Preventing fungal infections in blood

17 July 2014

Candida albicans fungal colonies grown on a petri dish in a laboratory.

Image: Candida albicans fungal colonies grown on a petri dish in a laboratory.

Scientists at Cancer Research UK's London Research Institute (now part of the Francis Crick Institute) have uncovered one mechanism that underlies natural immunity to fungal infections in the blood, or sepsis. 

The research has implications for therapies to boost immunity to fungal sepsis in people who are at risk, such as cancer patients with compromised immune systems due to treatment. 

Dr Caetano Reis e Sousa of LRI explained: "Fungal organisms such as Candida albicans inhabit our body surfaces but are usually largely harmless due to the barriers provided by our skin and by the action of our immune systems. 

"However if our immunity is compromised or if our skin is broken (for example by wounds), the fungus can invade underlying tissues and cause disease. In fact, in some cancer patients where immunity is sometimes compromised, blood spread of Candida can be a serious concern. 

"Similarly, spread of Candida through the blood (known as Candida sepsis) can occur in patients who have a cannula inserted into their body or who undergo deep tissue surgery." 

Until now, it was unclear how the body defends itself against Candida sepsis - although it was known that a type of disease-fighting white blood cells known as neutrophils are key to gobbling up and killing fungal organisms that get trapped in the kidneys after entering the blood.

To investigate further, the researchers studied a mouse model of systemic fungal infection with Candida albicans. They found that this killing function of neutrophils in the kidneys is regulated by another type of white blood cells, known as natural killer (NK) cells who, in turn, get their instructions from dendritic cells - yet another type of white blood cells.

Dendritic cells are well known for detecting pathogens and initiating immunity to infection - although this unusual relay from dendritic cells to NK cells to neutrophils has not previously been described.

Notably, the researchers found that dendritic cells use a special pathway to detect the fungus, known as the Syk pathway.

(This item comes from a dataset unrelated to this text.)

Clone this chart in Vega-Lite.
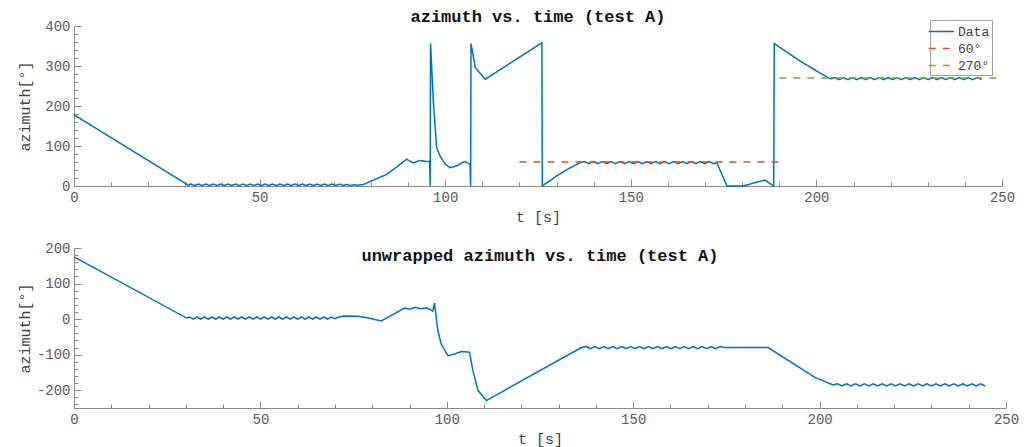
{
"$schema": "https://vega.github.io/schema/vega-lite/v6.json",
"background": "white",
"padding": {"left": 17, "top": 8, "right": 5, "bottom": 5},
"config": {
  "view": {"stroke": null},
  "font": "Liberation Mono",
  "axis": {"grid": false, "labelFlush": false, "domainColor": "#8a8a8a", "tickColor": "#8a8a8a", "labelColor": "#5a5a5a", "labelFont": "Liberation Mono", "labelFontSize": 14, "titleFont": "Liberation Mono", "titleFontSize": 15, "titleFontWeight": "normal", "titleColor": "#404040"},
  "title": {"font": "Liberation Mono", "fontSize": 17, "fontWeight": "bold", "color": "#111111"}
},
"datasets": {
"top": [
{"t":0,"v":178,"s":"Data"},{"t":30.8,"v":2,"s":"Data"},
{"t":31.5,"v":5,"s":"Data"},{"t":32.5,"v":1,"s":"Data"},{"t":33.5,"v":5,"s":"Data"},{"t":34.5,"v":1,"s":"Data"},{"t":35.5,"v":5,"s":"Data"},{"t":36.5,"v":1,"s":"Data"},{"t":37.5,"v":5,"s":"Data"},{"t":38.5,"v":1,"s":"Data"},{"t":39.5,"v":5,"s":"Data"},{"t":40.5,"v":1,"s":"Data"},{"t":41.5,"v":5,"s":"Data"},{"t":42.5,"v":1,"s":"Data"},{"t":43.5,"v":5,"s":"Data"},{"t":44.5,"v":1,"s":"Data"},{"t":45.5,"v":5,"s":"Data"},{"t":46.5,"v":1,"s":"Data"},{"t":47.5,"v":5,"s":"Data"},{"t":48.5,"v":1,"s":"Data"},{"t":49.5,"v":5,"s":"Data"},{"t":50.5,"v":1,"s":"Data"},{"t":51.5,"v":5,"s":"Data"},{"t":52.5,"v":1,"s":"Data"},{"t":53.5,"v":5,"s":"Data"},{"t":54.5,"v":1,"s":"Data"},{"t":55.5,"v":5,"s":"Data"},{"t":56.5,"v":1,"s":"Data"},{"t":57.5,"v":5,"s":"Data"},{"t":58.5,"v":1,"s":"Data"},{"t":59.5,"v":5,"s":"Data"},{"t":60.5,"v":1,"s":"Data"},{"t":61.5,"v":5,"s":"Data"},{"t":62.5,"v":1,"s":"Data"},{"t":63.5,"v":5,"s":"Data"},{"t":64.5,"v":1,"s":"Data"},{"t":65.5,"v":5,"s":"Data"},{"t":66.5,"v":1,"s":"Data"},{"t":67.5,"v":5,"s":"Data"},{"t":68.5,"v":1,"s":"Data"},{"t":69.5,"v":5,"s":"Data"},{"t":70.5,"v":1,"s":"Data"},{"t":71.5,"v":5,"s":"Data"},{"t":72.5,"v":1,"s":"Data"},{"t":73.5,"v":4,"s":"Data"},{"t":74.5,"v":1,"s":"Data"},{"t":75.5,"v":3,"s":"Data"},
{"t":76.5,"v":2,"s":"Data"},{"t":78,"v":4,"s":"Data"},{"t":79.7,"v":11,"s":"Data"},{"t":82,"v":20,"s":"Data"},{"t":84.2,"v":29,"s":"Data"},{"t":87,"v":48,"s":"Data"},{"t":89.6,"v":67,"s":"Data"},{"t":91.4,"v":58,"s":"Data"},{"t":93.2,"v":64,"s":"Data"},{"t":95,"v":61,"s":"Data"},{"t":95.8,"v":62,"s":"Data"},{"t":95.95,"v":0,"s":"Data"},{"t":96.05,"v":356,"s":"Data"},{"t":96.8,"v":212,"s":"Data"},{"t":97.7,"v":96,"s":"Data"},{"t":98.6,"v":75,"s":"Data"},{"t":100,"v":55,"s":"Data"},{"t":101.3,"v":46,"s":"Data"},{"t":103,"v":50,"s":"Data"},{"t":104.5,"v":58,"s":"Data"},{"t":105.4,"v":61,"s":"Data"},{"t":106.7,"v":54,"s":"Data"},{"t":106.85,"v":0,"s":"Data"},{"t":106.95,"v":356,"s":"Data"},{"t":108.1,"v":296,"s":"Data"},{"t":110.8,"v":267,"s":"Data"},{"t":126.05,"v":358,"s":"Data"},{"t":126.15,"v":0,"s":"Data"},{"t":130,"v":25,"s":"Data"},{"t":133,"v":42,"s":"Data"},{"t":136.3,"v":58,"s":"Data"},
{"t":137.5,"v":61,"s":"Data"},{"t":138.7,"v":56,"s":"Data"},{"t":139.9,"v":61,"s":"Data"},{"t":141.1,"v":56,"s":"Data"},{"t":142.3,"v":61,"s":"Data"},{"t":143.5,"v":56,"s":"Data"},{"t":144.7,"v":61,"s":"Data"},{"t":145.9,"v":56,"s":"Data"},{"t":147.1,"v":61,"s":"Data"},{"t":148.3,"v":56,"s":"Data"},{"t":149.5,"v":61,"s":"Data"},{"t":150.7,"v":56,"s":"Data"},{"t":151.9,"v":61,"s":"Data"},{"t":153.1,"v":56,"s":"Data"},{"t":154.3,"v":61,"s":"Data"},{"t":155.5,"v":56,"s":"Data"},{"t":156.7,"v":61,"s":"Data"},{"t":157.9,"v":56,"s":"Data"},{"t":159.1,"v":61,"s":"Data"},{"t":160.3,"v":56,"s":"Data"},{"t":161.5,"v":61,"s":"Data"},{"t":162.7,"v":56,"s":"Data"},{"t":163.9,"v":61,"s":"Data"},{"t":165.1,"v":56,"s":"Data"},{"t":166.3,"v":61,"s":"Data"},{"t":167.5,"v":56,"s":"Data"},{"t":168.7,"v":61,"s":"Data"},{"t":169.9,"v":56,"s":"Data"},{"t":171.1,"v":61,"s":"Data"},{"t":172.3,"v":56,"s":"Data"},
{"t":173.2,"v":58,"s":"Data"},{"t":175.9,"v":0,"s":"Data"},{"t":180.2,"v":0,"s":"Data"},{"t":186.1,"v":15,"s":"Data"},{"t":188.3,"v":1,"s":"Data"},{"t":188.5,"v":0,"s":"Data"},{"t":188.65,"v":356,"s":"Data"},{"t":192,"v":335,"s":"Data"},{"t":196,"v":310,"s":"Data"},{"t":200,"v":288,"s":"Data"},{"t":203.7,"v":268,"s":"Data"},
{"t":204.9,"v":271,"s":"Data"},{"t":206.1,"v":266,"s":"Data"},{"t":207.3,"v":271,"s":"Data"},{"t":208.5,"v":266,"s":"Data"},{"t":209.7,"v":271,"s":"Data"},{"t":210.9,"v":266,"s":"Data"},{"t":212.1,"v":271,"s":"Data"},{"t":213.3,"v":266,"s":"Data"},{"t":214.5,"v":271,"s":"Data"},{"t":215.7,"v":266,"s":"Data"},{"t":216.9,"v":271,"s":"Data"},{"t":218.1,"v":266,"s":"Data"},{"t":219.3,"v":271,"s":"Data"},{"t":220.5,"v":266,"s":"Data"},{"t":221.7,"v":271,"s":"Data"},{"t":222.9,"v":266,"s":"Data"},{"t":224.1,"v":271,"s":"Data"},{"t":225.3,"v":266,"s":"Data"},{"t":226.5,"v":271,"s":"Data"},{"t":227.7,"v":266,"s":"Data"},{"t":228.9,"v":271,"s":"Data"},{"t":230.1,"v":266,"s":"Data"},{"t":231.3,"v":271,"s":"Data"},{"t":232.5,"v":266,"s":"Data"},{"t":233.7,"v":271,"s":"Data"},{"t":234.9,"v":266,"s":"Data"},{"t":236.1,"v":271,"s":"Data"},{"t":237.3,"v":266,"s":"Data"},{"t":238.5,"v":271,"s":"Data"},{"t":239.7,"v":266,"s":"Data"},{"t":240.9,"v":271,"s":"Data"},{"t":242.1,"v":266,"s":"Data"},{"t":243.3,"v":271,"s":"Data"},{"t":244.5,"v":266,"s":"Data"},
{"t":120,"v":60,"s":"60°"},{"t":190,"v":60,"s":"60°"},
{"t":190,"v":270,"s":"270°"},{"t":250,"v":270,"s":"270°"}
],
"bot": [
{"t":0,"v":175},{"t":30.2,"v":3},
{"t":31,"v":6},{"t":32,"v":0},{"t":33,"v":6},{"t":34,"v":0},{"t":35,"v":6},{"t":36,"v":0},{"t":37,"v":6},{"t":38,"v":0},{"t":39,"v":6},{"t":40,"v":0},{"t":41,"v":6},{"t":42,"v":0},{"t":43,"v":6},{"t":44,"v":0},{"t":45,"v":6},{"t":46,"v":0},{"t":47,"v":6},{"t":48,"v":0},{"t":49,"v":6},{"t":50,"v":0},{"t":51,"v":6},{"t":52,"v":0},{"t":53,"v":6},{"t":54,"v":0},{"t":55,"v":6},{"t":56,"v":0},{"t":57,"v":6},{"t":58,"v":0},{"t":59,"v":6},{"t":60,"v":0},{"t":61,"v":6},{"t":62,"v":0},{"t":63,"v":6},{"t":64,"v":0},{"t":65,"v":6},{"t":66,"v":0},{"t":67,"v":6},{"t":68,"v":0},{"t":69,"v":6},{"t":70,"v":1},{"t":71,"v":6},
{"t":72.6,"v":9},{"t":76,"v":8},{"t":79,"v":3},{"t":82.4,"v":-5},{"t":85,"v":10},{"t":88.7,"v":31},{"t":90,"v":28},{"t":91.5,"v":33},{"t":93,"v":29},{"t":94.5,"v":32},{"t":95.7,"v":26},{"t":96.2,"v":22},{"t":96.7,"v":45},{"t":97.6,"v":-33},{"t":98.5,"v":-70},{"t":100.3,"v":-103},{"t":102.1,"v":-98},{"t":103.9,"v":-91},{"t":106.1,"v":-93},{"t":107,"v":-145},{"t":108.4,"v":-201},{"t":110.6,"v":-229},{"t":136.1,"v":-80},
{"t":137.3,"v":-77},{"t":138.5,"v":-83},{"t":139.7,"v":-77},{"t":140.9,"v":-83},{"t":142.1,"v":-77},{"t":143.3,"v":-83},{"t":144.5,"v":-77},{"t":145.7,"v":-83},{"t":146.9,"v":-77},{"t":148.1,"v":-83},{"t":149.3,"v":-77},{"t":150.5,"v":-83},{"t":151.7,"v":-77},{"t":152.9,"v":-83},{"t":154.1,"v":-77},{"t":155.3,"v":-83},{"t":156.5,"v":-77},{"t":157.7,"v":-83},{"t":158.9,"v":-77},{"t":160.1,"v":-83},{"t":161.3,"v":-77},{"t":162.5,"v":-83},{"t":163.7,"v":-77},{"t":164.9,"v":-83},{"t":166.1,"v":-77},{"t":167.3,"v":-83},{"t":168.5,"v":-77},{"t":169.7,"v":-83},{"t":170.9,"v":-77},{"t":172.1,"v":-83},{"t":173.3,"v":-77},
{"t":174.5,"v":-80},{"t":186.2,"v":-80},{"t":198.7,"v":-164},{"t":203.6,"v":-185},
{"t":204.8,"v":-182},{"t":206,"v":-188},{"t":207.2,"v":-182},{"t":208.4,"v":-188},{"t":209.6,"v":-182},{"t":210.8,"v":-188},{"t":212,"v":-182},{"t":213.2,"v":-188},{"t":214.4,"v":-182},{"t":215.6,"v":-188},{"t":216.8,"v":-182},{"t":218,"v":-188},{"t":219.2,"v":-182},{"t":220.4,"v":-188},{"t":221.6,"v":-182},{"t":222.8,"v":-188},{"t":224,"v":-182},{"t":225.2,"v":-188},{"t":226.4,"v":-182},{"t":227.6,"v":-188},{"t":228.8,"v":-182},{"t":230,"v":-188},{"t":231.2,"v":-182},{"t":232.4,"v":-188},{"t":233.6,"v":-182},{"t":234.8,"v":-188},{"t":236,"v":-182},{"t":237.2,"v":-188},{"t":238.4,"v":-182},{"t":239.6,"v":-188},{"t":240.8,"v":-182},{"t":242,"v":-188},{"t":243.2,"v":-182},{"t":244.4,"v":-188}
]
},
"bounds": "flush",
"spacing": 62,
"vconcat": [
{
  "width": 928, "height": 160,
  "title": {"text": "azimuth vs. time (test A)", "offset": -7},
  "data": {"name": "top"},
  "mark": {"type": "line", "strokeWidth": 1.5},
  "encoding": {
    "x": {"field": "t", "type": "quantitative", "scale": {"domain": [0, 250], "nice": false},
      "axis": {"title": "t [s]", "values": [0,10,20,30,40,50,60,70,80,90,100,110,120,130,140,150,160,170,180,190,200,210,220,230,240,250],
        "labelExpr": "datum.value % 50 === 0 ? '' + datum.value : ''",
        "tickSize": {"condition": {"test": "datum.value % 50 === 0", "value": -7}, "value": -4},
        "labelPadding": 11, "titleY": 23}},
    "y": {"field": "v", "type": "quantitative", "scale": {"domain": [0, 400], "nice": false},
      "axis": {"title": "azimuth[°]", "values": [0,20,40,60,80,100,120,140,160,180,200,220,240,260,280,300,320,340,360,380,400],
        "labelExpr": "datum.value % 100 === 0 ? '' + datum.value : ''",
        "tickSize": {"condition": {"test": "datum.value % 100 === 0", "value": -7}, "value": -4},
        "labelPadding": 11, "titleX": -42, "titleY": 80}},
    "color": {"field": "s", "type": "nominal", "sort": null,
      "scale": {"domain": ["Data", "60°", "270°"], "range": ["#0072BD", "#D95319", "#77AC30"]},
      "legend": {"title": null, "orient": "none", "legendX": 856, "legendY": -6, "strokeColor": "#a0a0a0", "fillColor": "white", "padding": 2, "symbolType": "M-1.5,0H1.5", "symbolSize": 289, "symbolStrokeWidth": 1.5, "labelFont": "Liberation Mono", "labelFontSize": 13, "labelColor": "#404040", "labelOffset": 7, "rowPadding": -4}},
    "strokeDash": {"field": "s", "type": "nominal", "sort": null,
      "scale": {"domain": ["Data", "60°", "270°"], "range": [[1, 0], [7, 7], [7, 7]]},
      "legend": {"title": null, "orient": "none", "legendX": 856, "legendY": -6, "strokeColor": "#a0a0a0", "fillColor": "white", "padding": 2, "symbolType": "M-1.5,0H1.5", "symbolSize": 289, "symbolStrokeWidth": 1.5, "labelFont": "Liberation Mono", "labelFontSize": 13, "labelColor": "#404040", "labelOffset": 7, "rowPadding": -4}}
  }
},
{
  "width": 932, "height": 160,
  "title": {"text": "unwrapped azimuth vs. time (test A)", "offset": -24},
  "data": {"name": "bot"},
  "mark": {"type": "line", "strokeWidth": 1.5, "color": "#0072BD"},
  "encoding": {
    "x": {"field": "t", "type": "quantitative", "scale": {"domain": [0, 250], "nice": false},
      "axis": {"title": "t [s]", "values": [0,10,20,30,40,50,60,70,80,90,100,110,120,130,140,150,160,170,180,190,200,210,220,230,240,250],
        "labelExpr": "datum.value % 50 === 0 ? '' + datum.value : ''",
        "tickSize": {"condition": {"test": "datum.value % 50 === 0", "value": -7}, "value": -4},
        "labelPadding": 11, "titleY": 23}},
    "y": {"field": "v", "type": "quantitative", "scale": {"domain": [-250, 200], "nice": false},
      "axis": {"title": "azimuth[°]", "values": [-240,-220,-200,-180,-160,-140,-120,-100,-80,-60,-40,-20,0,20,40,60,80,100,120,140,160,180,200],
        "labelExpr": "datum.value % 100 === 0 ? '' + datum.value : ''",
        "tickSize": {"condition": {"test": "datum.value % 100 === 0", "value": -7}, "value": -4},
        "labelPadding": 11, "titleX": -42, "titleY": 80}}
  }
}
]
}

In fact, if the protein called Syk is taken out of dendritic cells, the whole system crashes - NK cells do not get their instructions and cannot help neutrophils kill the fungus, which grows out of control.

Dr Reis e Sousa added: "By unravelling this pathway of anti-fungal immunity, we have uncovered a crucial function of Syk in dendritic cells that suggests it might be a useful target for treatments to boost resistance to fungal sepsis in at-risk patient groups."

The paper, Syk Signaling in Dendritic Cells Orchestrates Innate Resistance to Systemic Fungal Infection, is published in PLOS Pathogens.

  • Fungal infections in the blood, known as fungal sepsis, can be a serious concern for certain groups of people, including cancer patients with compromised immune systems. 
  • Scientists have now uncovered a pathway that underlies natural immunity to fungal sepsis in healthy people, and discovered a target for treatments that may help boost resistance to fungal sepsis in at-risk groups. 
  • The work was carried out by a team at Cancer Research UK's London Research Institute who worked with colleagues from the Swiss Federal Institute of Technology in Zurich.